> **Work to do**
Write out all the data again, exactly as it stands.

> **Recorded information**
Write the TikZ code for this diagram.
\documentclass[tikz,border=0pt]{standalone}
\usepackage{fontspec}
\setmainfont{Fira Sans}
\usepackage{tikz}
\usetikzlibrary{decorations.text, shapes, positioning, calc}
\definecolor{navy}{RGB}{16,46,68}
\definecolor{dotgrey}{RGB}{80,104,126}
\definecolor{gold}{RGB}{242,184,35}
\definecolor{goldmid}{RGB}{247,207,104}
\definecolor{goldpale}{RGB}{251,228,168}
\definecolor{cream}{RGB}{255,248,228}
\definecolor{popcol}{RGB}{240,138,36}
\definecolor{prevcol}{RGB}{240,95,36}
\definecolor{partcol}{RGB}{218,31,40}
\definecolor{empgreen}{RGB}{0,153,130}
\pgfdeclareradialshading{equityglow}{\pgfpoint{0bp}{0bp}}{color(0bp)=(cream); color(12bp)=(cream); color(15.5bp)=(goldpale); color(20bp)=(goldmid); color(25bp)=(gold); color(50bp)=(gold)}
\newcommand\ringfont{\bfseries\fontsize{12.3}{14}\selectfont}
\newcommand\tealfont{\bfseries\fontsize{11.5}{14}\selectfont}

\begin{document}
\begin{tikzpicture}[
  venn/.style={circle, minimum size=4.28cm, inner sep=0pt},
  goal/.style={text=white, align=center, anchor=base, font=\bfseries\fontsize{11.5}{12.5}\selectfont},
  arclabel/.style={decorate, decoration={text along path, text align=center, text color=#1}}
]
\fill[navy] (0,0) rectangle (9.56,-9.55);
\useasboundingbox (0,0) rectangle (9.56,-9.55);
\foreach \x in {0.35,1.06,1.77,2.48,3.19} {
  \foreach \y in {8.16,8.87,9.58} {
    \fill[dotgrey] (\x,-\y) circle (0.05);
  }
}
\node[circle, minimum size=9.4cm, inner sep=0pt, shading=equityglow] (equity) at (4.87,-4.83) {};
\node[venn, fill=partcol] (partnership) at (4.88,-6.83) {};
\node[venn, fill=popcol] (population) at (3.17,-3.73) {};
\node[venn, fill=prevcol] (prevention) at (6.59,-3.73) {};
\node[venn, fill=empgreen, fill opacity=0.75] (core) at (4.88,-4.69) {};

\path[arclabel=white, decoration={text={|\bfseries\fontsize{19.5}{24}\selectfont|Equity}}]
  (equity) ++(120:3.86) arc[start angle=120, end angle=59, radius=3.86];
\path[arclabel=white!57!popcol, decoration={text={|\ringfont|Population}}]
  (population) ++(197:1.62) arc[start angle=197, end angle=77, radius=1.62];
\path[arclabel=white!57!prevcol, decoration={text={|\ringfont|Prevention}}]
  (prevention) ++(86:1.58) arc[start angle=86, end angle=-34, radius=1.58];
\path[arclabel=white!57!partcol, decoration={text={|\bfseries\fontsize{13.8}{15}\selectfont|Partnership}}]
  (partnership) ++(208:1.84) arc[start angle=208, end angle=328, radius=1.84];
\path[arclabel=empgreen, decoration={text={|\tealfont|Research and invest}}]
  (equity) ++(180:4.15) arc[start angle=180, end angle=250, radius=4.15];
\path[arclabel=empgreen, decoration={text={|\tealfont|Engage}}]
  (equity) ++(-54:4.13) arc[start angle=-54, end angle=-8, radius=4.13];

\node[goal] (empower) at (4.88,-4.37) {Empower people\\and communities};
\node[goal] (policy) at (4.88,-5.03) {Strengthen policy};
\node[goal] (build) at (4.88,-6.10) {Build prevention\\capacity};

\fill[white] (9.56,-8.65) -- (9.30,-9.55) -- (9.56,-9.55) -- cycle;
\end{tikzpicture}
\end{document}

> **Solution for this exercise**
Write the TikZ code for this diagram.
\documentclass[tikz,border=0pt]{standalone}
\usepackage{fontspec}
\setmainfont{Fira Sans}
\usepackage{tikz}
\usetikzlibrary{decorations.text, shapes, positioning, calc}
\definecolor{navy}{RGB}{16,46,68}
\definecolor{dotgrey}{RGB}{80,104,126}
\definecolor{gold}{RGB}{242,184,35}
\definecolor{goldmid}{RGB}{247,207,104}
\definecolor{goldpale}{RGB}{251,228,168}
\definecolor{cream}{RGB}{255,248,228}
\definecolor{popcol}{RGB}{240,138,36}
\definecolor{prevcol}{RGB}{240,95,36}
\definecolor{partcol}{RGB}{218,31,40}
\definecolor{empgreen}{RGB}{0,153,130}
\pgfdeclareradialshading{equityglow}{\pgfpoint{0bp}{0bp}}{color(0bp)=(cream); color(12bp)=(cream); color(15.5bp)=(goldpale); color(20bp)=(goldmid); color(25bp)=(gold); color(50bp)=(gold)}
\newcommand\ringfont{\bfseries\fontsize{12.3}{14}\selectfont}
\newcommand\tealfont{\bfseries\fontsize{11.5}{14}\selectfont}

\begin{document}
\begin{tikzpicture}[
  venn/.style={circle, minimum size=4.28cm, inner sep=0pt},
  goal/.style={text=white, align=center, anchor=base, font=\bfseries\fontsize{11.5}{12.5}\selectfont},
  arclabel/.style={decorate, decoration={text along path, text align=center, text color=#1}}
]
\fill[navy] (0,0) rectangle (9.56,-9.55);
\useasboundingbox (0,0) rectangle (9.56,-9.55);
\foreach \x in {0.35,1.06,1.77,2.48,3.19} {
  \foreach \y in {8.16,8.87,9.58} {
    \fill[dotgrey] (\x,-\y) circle (0.05);
  }
}
\node[circle, minimum size=9.4cm, inner sep=0pt, shading=equityglow] (equity) at (4.87,-4.83) {};
\node[venn, fill=partcol] (partnership) at (4.88,-6.83) {};
\node[venn, fill=popcol] (population) at (3.17,-3.73) {};
\node[venn, fill=prevcol] (prevention) at (6.59,-3.73) {};
\node[venn, fill=empgreen, fill opacity=0.75] (core) at (4.88,-4.69) {};

\path[arclabel=white, decoration={text={|\bfseries\fontsize{19.5}{24}\selectfont|Equity}}]
  (equity) ++(120:3.86) arc[start angle=120, end angle=59, radius=3.86];
\path[arclabel=white!57!popcol, decoration={text={|\ringfont|Population}}]
  (population) ++(197:1.62) arc[start angle=197, end angle=77, radius=1.62];
\path[arclabel=white!57!prevcol, decoration={text={|\ringfont|Prevention}}]
  (prevention) ++(86:1.58) arc[start angle=86, end angle=-34, radius=1.58];
\path[arclabel=white!57!partcol, decoration={text={|\bfseries\fontsize{13.8}{15}\selectfont|Partnership}}]
  (partnership) ++(208:1.84) arc[start angle=208, end angle=328, radius=1.84];
\path[arclabel=empgreen, decoration={text={|\tealfont|Research and invest}}]
  (equity) ++(180:4.15) arc[start angle=180, end angle=250, radius=4.15];
\path[arclabel=empgreen, decoration={text={|\tealfont|Engage}}]
  (equity) ++(-54:4.13) arc[start angle=-54, end angle=-8, radius=4.13];

\node[goal] (empower) at (4.88,-4.37) {Empower people\\and communities};
\node[goal] (policy) at (4.88,-5.03) {Strengthen policy};
\node[goal] (build) at (4.88,-6.10) {Build prevention\\capacity};

\fill[white] (9.56,-8.65) -- (9.30,-9.55) -- (9.56,-9.55) -- cycle;
\end{tikzpicture}
\end{document}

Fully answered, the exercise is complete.